** PROBLEM DETAILS **
Skip pictures; extract every line from the one with "Give me the matplotlib source for this chart." through the one with "plt.rcParams['axes.unicode_minus'] = False", exactly as written.

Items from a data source
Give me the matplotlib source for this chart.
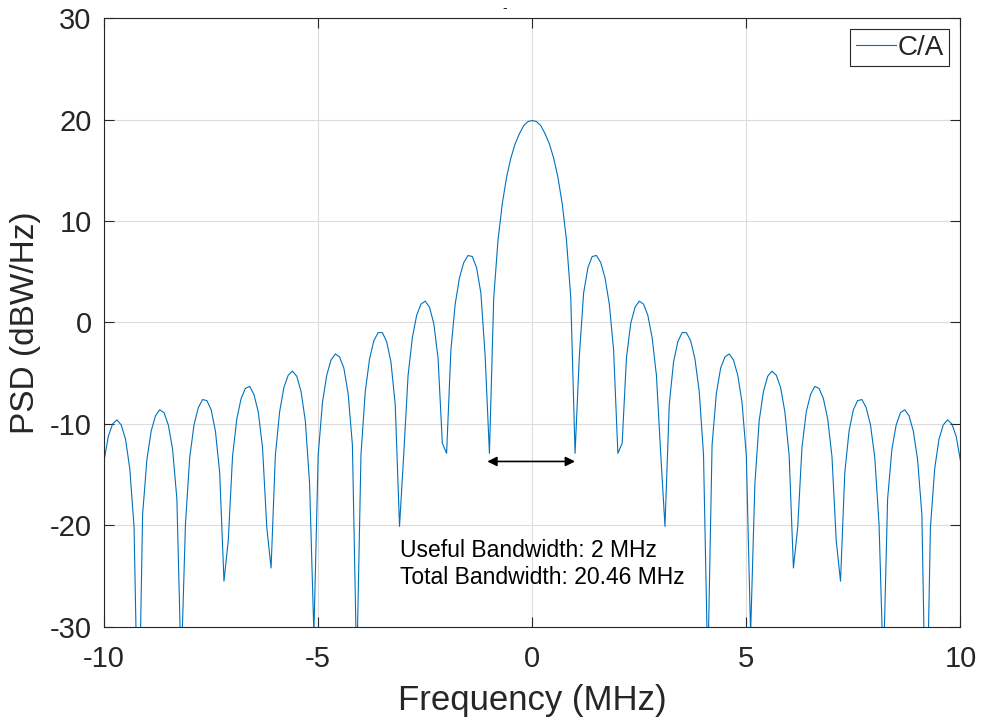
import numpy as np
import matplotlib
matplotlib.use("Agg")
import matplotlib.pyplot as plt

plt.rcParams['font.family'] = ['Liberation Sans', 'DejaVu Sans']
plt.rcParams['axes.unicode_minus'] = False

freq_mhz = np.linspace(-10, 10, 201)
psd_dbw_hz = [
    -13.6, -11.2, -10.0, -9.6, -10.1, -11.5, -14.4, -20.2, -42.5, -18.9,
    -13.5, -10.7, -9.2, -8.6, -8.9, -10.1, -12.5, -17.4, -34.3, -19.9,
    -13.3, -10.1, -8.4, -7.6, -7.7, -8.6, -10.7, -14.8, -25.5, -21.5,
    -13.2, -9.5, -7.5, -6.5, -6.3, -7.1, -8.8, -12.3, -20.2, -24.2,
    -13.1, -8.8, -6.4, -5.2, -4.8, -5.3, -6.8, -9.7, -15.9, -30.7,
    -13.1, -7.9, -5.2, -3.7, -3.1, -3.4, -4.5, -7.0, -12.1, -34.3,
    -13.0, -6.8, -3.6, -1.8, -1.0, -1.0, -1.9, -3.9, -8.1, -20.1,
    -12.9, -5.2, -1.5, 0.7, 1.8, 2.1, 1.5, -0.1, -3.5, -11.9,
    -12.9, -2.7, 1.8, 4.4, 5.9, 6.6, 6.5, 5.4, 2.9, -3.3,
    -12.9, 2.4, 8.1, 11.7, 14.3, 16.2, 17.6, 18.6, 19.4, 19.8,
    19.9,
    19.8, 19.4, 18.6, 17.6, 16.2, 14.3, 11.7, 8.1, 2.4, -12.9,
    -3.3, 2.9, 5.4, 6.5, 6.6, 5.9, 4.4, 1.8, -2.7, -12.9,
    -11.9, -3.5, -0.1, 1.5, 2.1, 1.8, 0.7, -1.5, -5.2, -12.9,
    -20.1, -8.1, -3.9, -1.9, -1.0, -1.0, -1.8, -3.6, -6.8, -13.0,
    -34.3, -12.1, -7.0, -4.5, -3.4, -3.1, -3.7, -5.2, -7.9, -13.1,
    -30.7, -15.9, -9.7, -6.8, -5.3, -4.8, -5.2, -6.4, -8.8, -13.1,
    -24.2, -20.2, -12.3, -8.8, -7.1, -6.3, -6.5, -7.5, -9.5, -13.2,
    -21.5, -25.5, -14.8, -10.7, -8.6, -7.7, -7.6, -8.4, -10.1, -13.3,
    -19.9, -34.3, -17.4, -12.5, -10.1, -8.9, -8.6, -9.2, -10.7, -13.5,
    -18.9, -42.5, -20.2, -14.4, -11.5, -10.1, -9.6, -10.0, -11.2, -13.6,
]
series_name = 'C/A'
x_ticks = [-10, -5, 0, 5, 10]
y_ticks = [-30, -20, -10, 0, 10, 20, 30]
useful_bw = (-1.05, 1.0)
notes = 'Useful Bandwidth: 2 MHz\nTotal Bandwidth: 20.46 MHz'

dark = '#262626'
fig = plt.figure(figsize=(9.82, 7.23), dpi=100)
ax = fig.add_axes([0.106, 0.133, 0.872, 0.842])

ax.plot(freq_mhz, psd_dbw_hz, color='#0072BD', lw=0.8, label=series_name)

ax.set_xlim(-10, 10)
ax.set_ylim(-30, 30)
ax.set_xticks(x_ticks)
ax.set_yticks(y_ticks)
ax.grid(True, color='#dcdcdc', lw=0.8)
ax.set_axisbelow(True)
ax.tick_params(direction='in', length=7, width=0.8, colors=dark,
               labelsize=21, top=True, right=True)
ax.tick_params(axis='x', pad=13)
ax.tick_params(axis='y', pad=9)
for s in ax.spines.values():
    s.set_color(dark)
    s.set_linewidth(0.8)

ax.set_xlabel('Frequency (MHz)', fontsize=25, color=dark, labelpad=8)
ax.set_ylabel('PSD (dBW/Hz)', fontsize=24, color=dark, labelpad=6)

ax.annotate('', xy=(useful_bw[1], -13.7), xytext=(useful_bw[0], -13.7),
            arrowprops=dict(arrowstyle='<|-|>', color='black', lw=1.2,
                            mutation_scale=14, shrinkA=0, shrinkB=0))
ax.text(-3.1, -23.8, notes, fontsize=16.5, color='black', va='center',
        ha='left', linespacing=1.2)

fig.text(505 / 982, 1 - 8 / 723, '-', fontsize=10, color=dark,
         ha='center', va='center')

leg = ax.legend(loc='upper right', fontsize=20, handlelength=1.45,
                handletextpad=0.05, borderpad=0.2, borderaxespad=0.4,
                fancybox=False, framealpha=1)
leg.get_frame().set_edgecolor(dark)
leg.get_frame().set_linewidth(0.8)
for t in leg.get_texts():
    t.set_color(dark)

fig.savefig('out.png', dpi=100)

==

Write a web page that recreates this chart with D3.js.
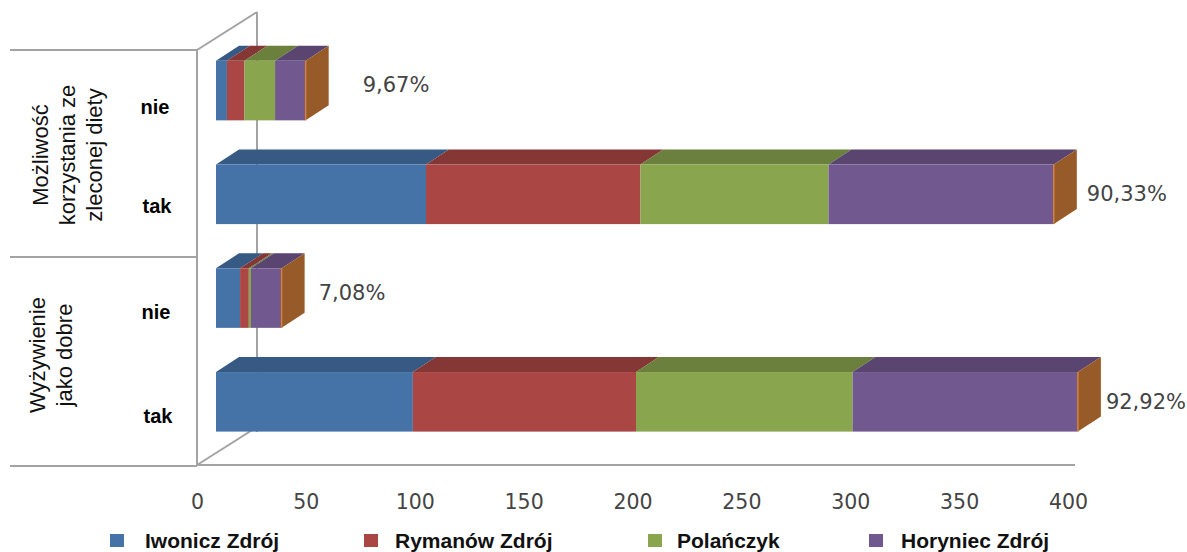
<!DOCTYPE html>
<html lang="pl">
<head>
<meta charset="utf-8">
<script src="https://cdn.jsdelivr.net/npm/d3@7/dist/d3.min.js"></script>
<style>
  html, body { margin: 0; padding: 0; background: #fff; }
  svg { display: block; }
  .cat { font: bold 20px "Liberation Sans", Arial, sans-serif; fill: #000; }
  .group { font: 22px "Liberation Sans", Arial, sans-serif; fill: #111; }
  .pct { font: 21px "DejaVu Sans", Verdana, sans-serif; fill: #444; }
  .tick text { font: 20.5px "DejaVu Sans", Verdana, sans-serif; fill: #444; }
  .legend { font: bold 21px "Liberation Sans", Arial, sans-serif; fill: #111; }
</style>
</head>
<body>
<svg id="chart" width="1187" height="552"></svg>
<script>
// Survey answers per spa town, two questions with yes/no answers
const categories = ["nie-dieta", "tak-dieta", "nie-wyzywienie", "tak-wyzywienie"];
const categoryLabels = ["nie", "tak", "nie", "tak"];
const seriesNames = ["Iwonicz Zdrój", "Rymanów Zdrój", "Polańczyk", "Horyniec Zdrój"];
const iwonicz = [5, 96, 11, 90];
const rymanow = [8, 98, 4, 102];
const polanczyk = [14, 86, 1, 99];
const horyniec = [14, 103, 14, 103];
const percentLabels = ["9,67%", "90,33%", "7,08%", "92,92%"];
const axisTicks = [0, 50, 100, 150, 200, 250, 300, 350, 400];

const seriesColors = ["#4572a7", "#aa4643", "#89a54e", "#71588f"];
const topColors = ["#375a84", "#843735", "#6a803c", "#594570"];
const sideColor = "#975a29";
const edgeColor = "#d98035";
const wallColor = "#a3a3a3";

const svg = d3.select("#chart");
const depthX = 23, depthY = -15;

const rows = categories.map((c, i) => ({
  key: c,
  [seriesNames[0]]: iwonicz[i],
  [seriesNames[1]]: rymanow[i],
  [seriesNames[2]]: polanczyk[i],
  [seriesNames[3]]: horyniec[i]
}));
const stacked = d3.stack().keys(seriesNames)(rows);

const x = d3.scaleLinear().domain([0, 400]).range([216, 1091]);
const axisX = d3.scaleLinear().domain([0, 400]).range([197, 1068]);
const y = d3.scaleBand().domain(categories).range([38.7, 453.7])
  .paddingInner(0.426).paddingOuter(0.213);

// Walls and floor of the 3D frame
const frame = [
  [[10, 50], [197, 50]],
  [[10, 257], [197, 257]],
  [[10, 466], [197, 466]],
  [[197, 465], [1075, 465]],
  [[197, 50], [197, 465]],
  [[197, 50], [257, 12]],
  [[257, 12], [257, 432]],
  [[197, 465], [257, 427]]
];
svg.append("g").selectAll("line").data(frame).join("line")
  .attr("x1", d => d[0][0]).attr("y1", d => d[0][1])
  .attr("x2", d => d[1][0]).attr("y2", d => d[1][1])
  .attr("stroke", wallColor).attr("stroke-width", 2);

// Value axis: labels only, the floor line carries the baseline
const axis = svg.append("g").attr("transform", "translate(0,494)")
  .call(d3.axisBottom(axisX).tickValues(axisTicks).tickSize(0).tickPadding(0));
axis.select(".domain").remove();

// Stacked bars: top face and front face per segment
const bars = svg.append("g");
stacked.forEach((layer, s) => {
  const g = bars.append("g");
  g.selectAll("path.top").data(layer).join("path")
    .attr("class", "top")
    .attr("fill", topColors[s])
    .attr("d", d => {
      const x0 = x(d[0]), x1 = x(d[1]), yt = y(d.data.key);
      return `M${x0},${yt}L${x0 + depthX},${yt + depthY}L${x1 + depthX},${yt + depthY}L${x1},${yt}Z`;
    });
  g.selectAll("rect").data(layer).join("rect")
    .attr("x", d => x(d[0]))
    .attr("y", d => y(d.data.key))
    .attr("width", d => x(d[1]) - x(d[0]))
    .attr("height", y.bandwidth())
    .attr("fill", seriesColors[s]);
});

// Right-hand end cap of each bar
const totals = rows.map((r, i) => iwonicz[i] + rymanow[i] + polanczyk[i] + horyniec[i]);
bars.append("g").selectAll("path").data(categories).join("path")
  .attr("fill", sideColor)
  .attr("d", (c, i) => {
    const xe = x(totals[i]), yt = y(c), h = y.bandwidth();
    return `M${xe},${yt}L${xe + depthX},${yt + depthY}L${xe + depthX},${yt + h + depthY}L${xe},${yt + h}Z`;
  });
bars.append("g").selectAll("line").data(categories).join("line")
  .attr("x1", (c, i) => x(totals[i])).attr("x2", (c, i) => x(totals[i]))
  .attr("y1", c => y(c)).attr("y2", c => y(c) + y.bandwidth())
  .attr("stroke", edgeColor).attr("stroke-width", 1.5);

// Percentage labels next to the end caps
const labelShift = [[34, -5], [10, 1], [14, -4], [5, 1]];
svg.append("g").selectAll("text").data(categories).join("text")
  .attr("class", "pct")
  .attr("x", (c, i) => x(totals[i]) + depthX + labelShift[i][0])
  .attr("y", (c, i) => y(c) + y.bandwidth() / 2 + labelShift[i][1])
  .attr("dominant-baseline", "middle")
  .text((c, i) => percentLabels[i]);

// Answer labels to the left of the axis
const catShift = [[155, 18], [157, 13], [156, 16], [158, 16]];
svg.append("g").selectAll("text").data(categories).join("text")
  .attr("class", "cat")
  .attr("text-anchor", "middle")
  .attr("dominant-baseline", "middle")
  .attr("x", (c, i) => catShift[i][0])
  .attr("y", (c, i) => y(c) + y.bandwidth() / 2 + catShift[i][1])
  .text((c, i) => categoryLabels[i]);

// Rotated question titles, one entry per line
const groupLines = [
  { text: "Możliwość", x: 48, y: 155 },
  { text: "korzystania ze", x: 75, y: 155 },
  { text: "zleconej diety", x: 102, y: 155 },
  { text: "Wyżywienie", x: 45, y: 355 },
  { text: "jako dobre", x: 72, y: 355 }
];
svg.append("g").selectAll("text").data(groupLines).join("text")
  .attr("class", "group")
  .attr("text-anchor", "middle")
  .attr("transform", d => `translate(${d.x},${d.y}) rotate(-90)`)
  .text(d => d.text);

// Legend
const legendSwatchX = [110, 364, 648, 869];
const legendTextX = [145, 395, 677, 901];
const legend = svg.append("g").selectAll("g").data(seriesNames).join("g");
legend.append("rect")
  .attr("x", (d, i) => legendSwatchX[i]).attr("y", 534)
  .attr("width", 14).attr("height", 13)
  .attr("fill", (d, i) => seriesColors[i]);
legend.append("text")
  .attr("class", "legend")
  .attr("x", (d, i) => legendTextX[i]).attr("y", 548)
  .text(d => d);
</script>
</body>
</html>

** RESULT OF THE EXERCISE **
Give me the matplotlib source for this chart.
import numpy as np
import matplotlib
matplotlib.use("Agg")
import matplotlib.pyplot as plt

plt.rcParams['font.family'] = ['Liberation Sans', 'DejaVu Sans']
plt.rcParams['axes.unicode_minus'] = False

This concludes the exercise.